Book Review: The Drunkard’s Walk – How Randomness Rules Our Lives by Leonard Mlodinow

Key concepts:
Regression to the mean: the big hits from Hollywood may be have been more luck than talents. Good luck in the beginning is better than bad luck in the beginning.

Monte Hall’s problem: The winning probability of switching to the unopened door of “Let’s make a deal” game is higher than not.

Applying multiplication vs. sum of individual probabilities. The availability bias causes us to overestimate probabilities of events associated with memorable or vivid occurrences.

Gerolamo Cardano’s sample space: including sequence of events like having 1 or 2 daughters for a set of fraternal twins. Interesting story about Gerolamo Cardano; how he went from rag (due to his despite for physicians) to riches (a famous physician and gambler). His demise and death at 75 was caused by his own son, trading up to a torturer job. His work (book on “Game of Chance”) on probability was not discovered until 100+ years after his death.

Pascal and his Pascal Wager and Pascal Triangle. Very informative description of calculating the sample space for the lotto.
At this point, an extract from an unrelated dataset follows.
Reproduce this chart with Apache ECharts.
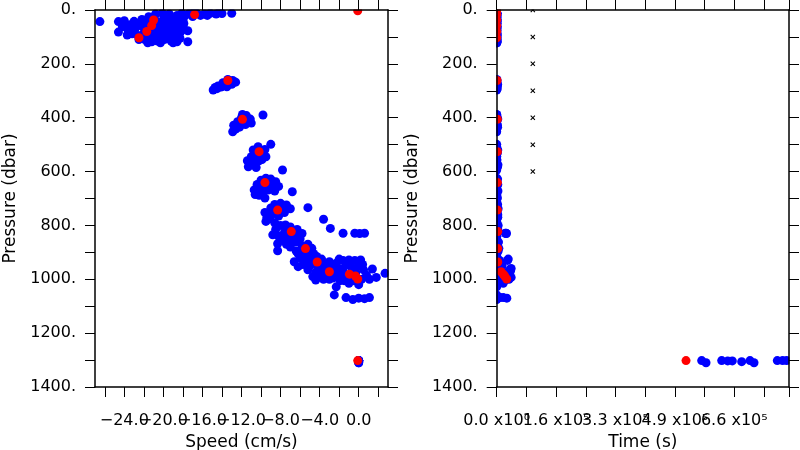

The conditional probability: Author’s HIV test experience, athletes’ doping cases. Statistics used in OJ Simpson’s trial – how the attorneys twisted the statistics to bias toward client’s case.

Normal distribution: sample variances and error. Voters’ poll error.

Randomness being perceived as a pattern might be due to human nature of wanting to explain the cause and reasons.

This is a nice refresher book on statistics. I have learned a few things especially around the conditional probability. This is a tricky area for most people.